Uma imagem essencial de A Mulher do Lago traduz bem o espírito de Yoshida como cineasta: à beira d’água, duas pessoas, paradas, trocam olhares – a câmera intervém no meio. A ligação de ambos existe apenas pelo que há nesse meio. A estaticidade dos personagens se traduz como uma autoconsciência, como o peso de uma existência imposta, que faz borbulhar os sentimentos em repressão que se evidenciam como se estivessem escancarados. O fim deste mesmo filme é um abandono, uma história que não termina mas que é abandonada ainda no meio do caminho, ainda em literal movimento: termina-se com um apagão em tela, que é ocasionado pelo próprio deslocamento de um trem ao passar por um túnel. Em um ato que seria típico de Ozu, Yoshida abandona uma história prestes a atingir seu clímax dramático – pois o que interessa é apenas acidente.

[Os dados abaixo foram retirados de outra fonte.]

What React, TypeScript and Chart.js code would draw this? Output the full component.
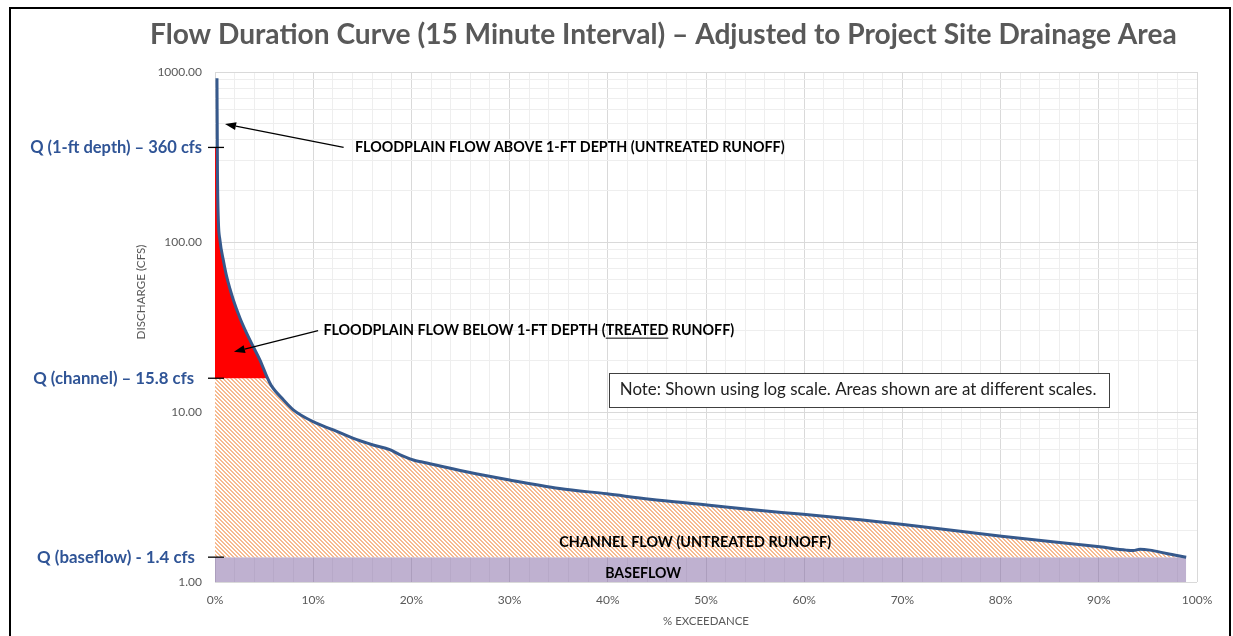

‘Não importa que significado, sentimento ou beleza absoluta esteja contido na imagem, se esse significado, sentimento ou beleza em si completa a imagem, então a imagem terá sido violada pelas mãos do cineasta; ficará completamente sem vida. A imagem não é autossustentável. Para que a imagem esteja repleta de novas imagens, formando associações infinitas – para que se negue – ela deve existir em um único momento. (…) A imagem também não deve narrar nada. Se alguém pode atribuir linguagem à imagem, é o público. A imagem cinematográfica irradia o movimento da interioridade do cineasta, do seu espírito. O único que pode aderir a esse movimento, enfrentar o futuro e dar-lhe sentido é o público, não o cineasta. (…) Só quando um filme fica preso entre os dois espelhos claros do ver e do ser visto, situado no meio de um reflexo sem fim, é que ele se torna opulento’
Kiju Yoshida em “My Theory of Film: A Logic of Self-Negation”.